• **Short exercise**
Only the lines from the line containing "Generate a web" to the line containing "const LIGHT = '#C0C0C0', MID", with both of those lines, are to be repeated exactly. Leave the images out.
::: Extracted records :::
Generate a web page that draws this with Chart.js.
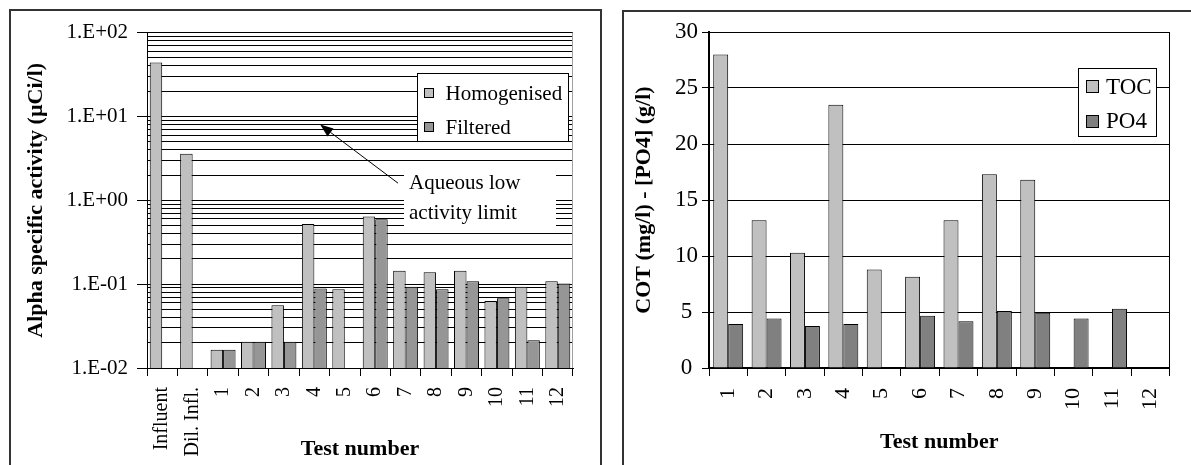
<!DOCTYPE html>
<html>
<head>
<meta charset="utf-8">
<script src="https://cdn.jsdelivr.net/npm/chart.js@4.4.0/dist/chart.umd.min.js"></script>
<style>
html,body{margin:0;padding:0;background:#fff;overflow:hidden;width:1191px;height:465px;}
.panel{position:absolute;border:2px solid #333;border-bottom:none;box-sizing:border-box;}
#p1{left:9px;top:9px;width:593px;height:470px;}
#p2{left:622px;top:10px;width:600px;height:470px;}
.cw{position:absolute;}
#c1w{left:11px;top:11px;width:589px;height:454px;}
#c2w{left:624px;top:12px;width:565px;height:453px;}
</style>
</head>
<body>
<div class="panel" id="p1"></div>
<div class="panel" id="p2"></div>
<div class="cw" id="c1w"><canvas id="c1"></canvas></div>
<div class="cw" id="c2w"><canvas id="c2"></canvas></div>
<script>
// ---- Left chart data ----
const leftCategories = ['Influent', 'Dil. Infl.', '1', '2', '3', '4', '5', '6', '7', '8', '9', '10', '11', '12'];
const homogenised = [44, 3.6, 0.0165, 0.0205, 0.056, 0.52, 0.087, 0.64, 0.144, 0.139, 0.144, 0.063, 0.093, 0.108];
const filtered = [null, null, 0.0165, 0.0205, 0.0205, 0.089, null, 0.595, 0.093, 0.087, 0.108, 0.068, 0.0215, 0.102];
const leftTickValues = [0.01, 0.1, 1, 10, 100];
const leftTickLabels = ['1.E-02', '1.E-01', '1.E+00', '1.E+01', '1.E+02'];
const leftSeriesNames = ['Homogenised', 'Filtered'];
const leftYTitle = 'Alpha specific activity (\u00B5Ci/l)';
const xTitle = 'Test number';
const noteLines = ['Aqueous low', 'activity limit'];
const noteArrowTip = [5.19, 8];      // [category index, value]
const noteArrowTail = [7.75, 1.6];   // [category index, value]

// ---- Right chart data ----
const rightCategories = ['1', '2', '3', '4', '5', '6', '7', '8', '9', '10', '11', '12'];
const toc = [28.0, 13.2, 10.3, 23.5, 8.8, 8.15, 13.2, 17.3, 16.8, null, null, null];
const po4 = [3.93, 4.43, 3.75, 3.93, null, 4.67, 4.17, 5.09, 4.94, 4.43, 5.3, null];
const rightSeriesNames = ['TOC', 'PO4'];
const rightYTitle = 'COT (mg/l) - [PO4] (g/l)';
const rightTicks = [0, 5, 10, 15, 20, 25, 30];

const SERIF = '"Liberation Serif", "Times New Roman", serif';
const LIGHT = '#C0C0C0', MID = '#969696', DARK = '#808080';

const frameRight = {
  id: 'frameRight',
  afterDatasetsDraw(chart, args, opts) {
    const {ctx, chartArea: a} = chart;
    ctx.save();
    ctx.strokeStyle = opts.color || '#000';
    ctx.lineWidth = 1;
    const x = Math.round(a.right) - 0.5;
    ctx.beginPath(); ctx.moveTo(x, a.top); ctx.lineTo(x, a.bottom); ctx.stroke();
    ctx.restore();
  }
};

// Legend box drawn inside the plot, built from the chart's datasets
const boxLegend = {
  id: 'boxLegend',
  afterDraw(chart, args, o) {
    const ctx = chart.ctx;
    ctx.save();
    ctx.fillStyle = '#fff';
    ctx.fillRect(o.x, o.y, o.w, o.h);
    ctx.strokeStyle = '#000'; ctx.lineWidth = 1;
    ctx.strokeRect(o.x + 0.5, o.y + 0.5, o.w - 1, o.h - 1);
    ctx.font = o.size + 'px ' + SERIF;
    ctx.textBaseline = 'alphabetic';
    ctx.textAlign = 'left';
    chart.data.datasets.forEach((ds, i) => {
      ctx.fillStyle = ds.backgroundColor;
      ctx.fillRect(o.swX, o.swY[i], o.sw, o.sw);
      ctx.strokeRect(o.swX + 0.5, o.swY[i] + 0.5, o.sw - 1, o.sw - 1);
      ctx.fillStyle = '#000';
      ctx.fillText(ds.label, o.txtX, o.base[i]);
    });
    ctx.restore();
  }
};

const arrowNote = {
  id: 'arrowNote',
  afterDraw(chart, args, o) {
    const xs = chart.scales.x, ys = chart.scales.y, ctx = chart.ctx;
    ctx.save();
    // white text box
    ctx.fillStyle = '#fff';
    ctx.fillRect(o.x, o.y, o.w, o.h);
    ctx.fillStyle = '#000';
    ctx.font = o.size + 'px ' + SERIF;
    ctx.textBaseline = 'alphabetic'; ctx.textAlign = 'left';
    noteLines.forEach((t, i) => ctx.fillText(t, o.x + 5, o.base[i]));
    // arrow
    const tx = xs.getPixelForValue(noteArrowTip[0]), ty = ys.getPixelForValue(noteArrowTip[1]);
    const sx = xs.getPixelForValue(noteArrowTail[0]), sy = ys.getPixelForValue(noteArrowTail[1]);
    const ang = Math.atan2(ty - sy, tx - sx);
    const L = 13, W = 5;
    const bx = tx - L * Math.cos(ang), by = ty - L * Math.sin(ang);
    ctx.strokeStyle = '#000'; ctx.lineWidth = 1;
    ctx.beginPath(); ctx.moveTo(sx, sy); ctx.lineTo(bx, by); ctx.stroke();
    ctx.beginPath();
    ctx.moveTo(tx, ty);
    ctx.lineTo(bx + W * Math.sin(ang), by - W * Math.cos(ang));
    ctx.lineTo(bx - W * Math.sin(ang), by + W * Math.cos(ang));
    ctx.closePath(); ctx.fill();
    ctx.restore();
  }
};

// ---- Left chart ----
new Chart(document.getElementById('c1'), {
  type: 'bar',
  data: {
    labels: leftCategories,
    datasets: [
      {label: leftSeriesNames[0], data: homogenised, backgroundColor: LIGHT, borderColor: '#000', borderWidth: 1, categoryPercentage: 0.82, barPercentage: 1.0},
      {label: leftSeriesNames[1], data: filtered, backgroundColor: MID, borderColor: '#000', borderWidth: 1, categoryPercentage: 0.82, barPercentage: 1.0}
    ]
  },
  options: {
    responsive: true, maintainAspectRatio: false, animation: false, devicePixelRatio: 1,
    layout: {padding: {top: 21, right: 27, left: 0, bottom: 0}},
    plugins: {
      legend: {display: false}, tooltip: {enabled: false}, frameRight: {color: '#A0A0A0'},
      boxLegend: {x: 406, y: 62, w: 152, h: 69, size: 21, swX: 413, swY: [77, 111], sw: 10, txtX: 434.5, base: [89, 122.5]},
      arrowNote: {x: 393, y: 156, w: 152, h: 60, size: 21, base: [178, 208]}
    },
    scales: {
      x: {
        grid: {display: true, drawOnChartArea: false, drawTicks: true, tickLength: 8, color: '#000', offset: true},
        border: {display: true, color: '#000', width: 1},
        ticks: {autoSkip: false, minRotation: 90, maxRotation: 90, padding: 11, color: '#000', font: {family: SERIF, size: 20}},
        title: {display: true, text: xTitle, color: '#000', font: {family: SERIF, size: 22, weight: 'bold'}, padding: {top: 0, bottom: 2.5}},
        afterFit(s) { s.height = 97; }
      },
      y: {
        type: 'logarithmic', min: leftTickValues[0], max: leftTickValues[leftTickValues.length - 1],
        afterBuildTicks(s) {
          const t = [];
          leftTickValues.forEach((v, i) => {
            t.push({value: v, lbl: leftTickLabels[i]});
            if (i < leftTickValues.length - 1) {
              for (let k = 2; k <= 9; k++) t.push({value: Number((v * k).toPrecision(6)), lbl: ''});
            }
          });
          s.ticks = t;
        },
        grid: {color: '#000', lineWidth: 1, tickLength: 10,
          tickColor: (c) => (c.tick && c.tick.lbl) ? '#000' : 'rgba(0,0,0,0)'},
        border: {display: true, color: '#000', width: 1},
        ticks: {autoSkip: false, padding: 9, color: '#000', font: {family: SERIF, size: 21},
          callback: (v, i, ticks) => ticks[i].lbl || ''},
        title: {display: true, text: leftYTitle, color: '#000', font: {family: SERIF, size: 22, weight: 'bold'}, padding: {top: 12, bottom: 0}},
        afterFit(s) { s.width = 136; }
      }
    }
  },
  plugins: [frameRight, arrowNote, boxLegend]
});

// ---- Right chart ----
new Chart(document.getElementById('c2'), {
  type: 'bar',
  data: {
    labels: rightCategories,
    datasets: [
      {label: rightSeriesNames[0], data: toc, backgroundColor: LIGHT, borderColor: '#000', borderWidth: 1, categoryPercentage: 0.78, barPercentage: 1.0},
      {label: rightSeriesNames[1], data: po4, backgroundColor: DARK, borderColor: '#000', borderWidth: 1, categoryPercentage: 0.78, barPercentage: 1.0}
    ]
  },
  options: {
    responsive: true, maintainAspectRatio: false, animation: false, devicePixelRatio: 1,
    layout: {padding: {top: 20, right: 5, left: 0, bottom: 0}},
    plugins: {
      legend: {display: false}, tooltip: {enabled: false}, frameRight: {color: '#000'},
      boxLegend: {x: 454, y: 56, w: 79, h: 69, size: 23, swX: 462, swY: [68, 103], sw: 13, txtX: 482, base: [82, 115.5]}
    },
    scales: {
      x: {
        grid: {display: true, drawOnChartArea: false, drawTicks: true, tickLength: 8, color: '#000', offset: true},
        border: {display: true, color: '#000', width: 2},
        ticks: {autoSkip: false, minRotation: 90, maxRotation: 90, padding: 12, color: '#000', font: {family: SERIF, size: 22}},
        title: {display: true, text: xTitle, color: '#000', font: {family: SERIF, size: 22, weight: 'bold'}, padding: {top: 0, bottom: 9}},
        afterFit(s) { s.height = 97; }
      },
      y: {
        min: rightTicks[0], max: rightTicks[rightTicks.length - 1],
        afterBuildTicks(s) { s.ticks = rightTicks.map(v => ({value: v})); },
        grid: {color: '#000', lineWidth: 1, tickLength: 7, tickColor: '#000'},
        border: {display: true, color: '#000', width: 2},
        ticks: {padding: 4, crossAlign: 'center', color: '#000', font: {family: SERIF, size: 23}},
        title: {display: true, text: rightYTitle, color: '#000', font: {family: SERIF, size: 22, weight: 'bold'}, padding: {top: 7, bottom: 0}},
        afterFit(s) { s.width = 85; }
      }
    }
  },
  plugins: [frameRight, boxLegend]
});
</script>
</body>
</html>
:::
::: Extracted records :::
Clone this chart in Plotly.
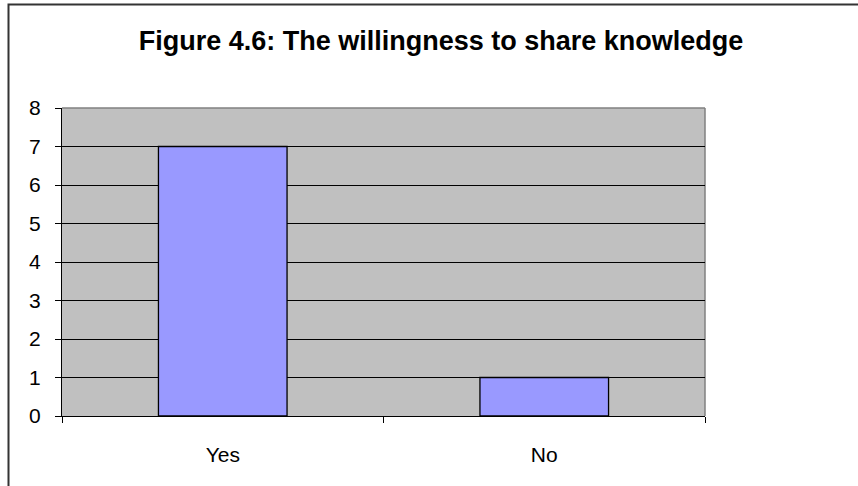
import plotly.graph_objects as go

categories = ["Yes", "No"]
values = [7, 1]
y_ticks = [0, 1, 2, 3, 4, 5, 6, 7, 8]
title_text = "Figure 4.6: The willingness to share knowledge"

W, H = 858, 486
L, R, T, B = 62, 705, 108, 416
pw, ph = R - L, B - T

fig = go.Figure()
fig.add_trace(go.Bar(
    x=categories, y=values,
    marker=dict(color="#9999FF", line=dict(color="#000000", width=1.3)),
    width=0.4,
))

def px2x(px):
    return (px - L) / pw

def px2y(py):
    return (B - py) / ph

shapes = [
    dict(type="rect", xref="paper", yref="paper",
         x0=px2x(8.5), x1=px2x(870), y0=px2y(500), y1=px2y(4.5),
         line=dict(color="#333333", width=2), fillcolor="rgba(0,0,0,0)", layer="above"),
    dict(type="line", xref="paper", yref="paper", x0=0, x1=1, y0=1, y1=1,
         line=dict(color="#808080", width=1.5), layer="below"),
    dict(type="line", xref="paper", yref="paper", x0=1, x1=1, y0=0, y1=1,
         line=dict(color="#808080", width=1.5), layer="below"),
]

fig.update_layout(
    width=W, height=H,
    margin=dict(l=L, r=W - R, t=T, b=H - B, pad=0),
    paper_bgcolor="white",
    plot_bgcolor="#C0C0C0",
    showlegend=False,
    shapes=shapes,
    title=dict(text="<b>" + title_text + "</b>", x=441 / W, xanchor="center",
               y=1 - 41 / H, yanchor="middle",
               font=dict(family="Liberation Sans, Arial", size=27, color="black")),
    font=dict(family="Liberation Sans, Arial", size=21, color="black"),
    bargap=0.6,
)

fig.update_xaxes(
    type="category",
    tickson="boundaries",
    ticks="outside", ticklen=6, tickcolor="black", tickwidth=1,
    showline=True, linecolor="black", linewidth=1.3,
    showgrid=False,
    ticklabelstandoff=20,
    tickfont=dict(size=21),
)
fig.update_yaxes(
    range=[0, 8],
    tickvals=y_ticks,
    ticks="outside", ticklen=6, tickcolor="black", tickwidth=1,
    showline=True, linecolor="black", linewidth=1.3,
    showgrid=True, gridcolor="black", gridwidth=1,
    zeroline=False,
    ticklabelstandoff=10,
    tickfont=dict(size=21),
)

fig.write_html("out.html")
:::
• **Result of the task**
Generate a web page that draws this with Chart.js.
<!DOCTYPE html>
<html>
<head>
<meta charset="utf-8">
<script src="https://cdn.jsdelivr.net/npm/chart.js@4.4.0/dist/chart.umd.min.js"></script>
<style>
html,body{margin:0;padding:0;background:#fff;overflow:hidden;width:1191px;height:465px;}
.panel{position:absolute;border:2px solid #333;border-bottom:none;box-sizing:border-box;}
#p1{left:9px;top:9px;width:593px;height:470px;}
#p2{left:622px;top:10px;width:600px;height:470px;}
.cw{position:absolute;}
#c1w{left:11px;top:11px;width:589px;height:454px;}
#c2w{left:624px;top:12px;width:565px;height:453px;}
</style>
</head>
<body>
<div class="panel" id="p1"></div>
<div class="panel" id="p2"></div>
<div class="cw" id="c1w"><canvas id="c1"></canvas></div>
<div class="cw" id="c2w"><canvas id="c2"></canvas></div>
<script>
// ---- Left chart data ----
const leftCategories = ['Influent', 'Dil. Infl.', '1', '2', '3', '4', '5', '6', '7', '8', '9', '10', '11', '12'];
const homogenised = [44, 3.6, 0.0165, 0.0205, 0.056, 0.52, 0.087, 0.64, 0.144, 0.139, 0.144, 0.063, 0.093, 0.108];
const filtered = [null, null, 0.0165, 0.0205, 0.0205, 0.089, null, 0.595, 0.093, 0.087, 0.108, 0.068, 0.0215, 0.102];
const leftTickValues = [0.01, 0.1, 1, 10, 100];
const leftTickLabels = ['1.E-02', '1.E-01', '1.E+00', '1.E+01', '1.E+02'];
const leftSeriesNames = ['Homogenised', 'Filtered'];
const leftYTitle = 'Alpha specific activity (\u00B5Ci/l)';
const xTitle = 'Test number';
const noteLines = ['Aqueous low', 'activity limit'];
const noteArrowTip = [5.19, 8];      // [category index, value]
const noteArrowTail = [7.75, 1.6];   // [category index, value]

// ---- Right chart data ----
const rightCategories = ['1', '2', '3', '4', '5', '6', '7', '8', '9', '10', '11', '12'];
const toc = [28.0, 13.2, 10.3, 23.5, 8.8, 8.15, 13.2, 17.3, 16.8, null, null, null];
const po4 = [3.93, 4.43, 3.75, 3.93, null, 4.67, 4.17, 5.09, 4.94, 4.43, 5.3, null];
const rightSeriesNames = ['TOC', 'PO4'];
const rightYTitle = 'COT (mg/l) - [PO4] (g/l)';
const rightTicks = [0, 5, 10, 15, 20, 25, 30];

const SERIF = '"Liberation Serif", "Times New Roman", serif';
const LIGHT = '#C0C0C0', MID = '#969696', DARK = '#808080';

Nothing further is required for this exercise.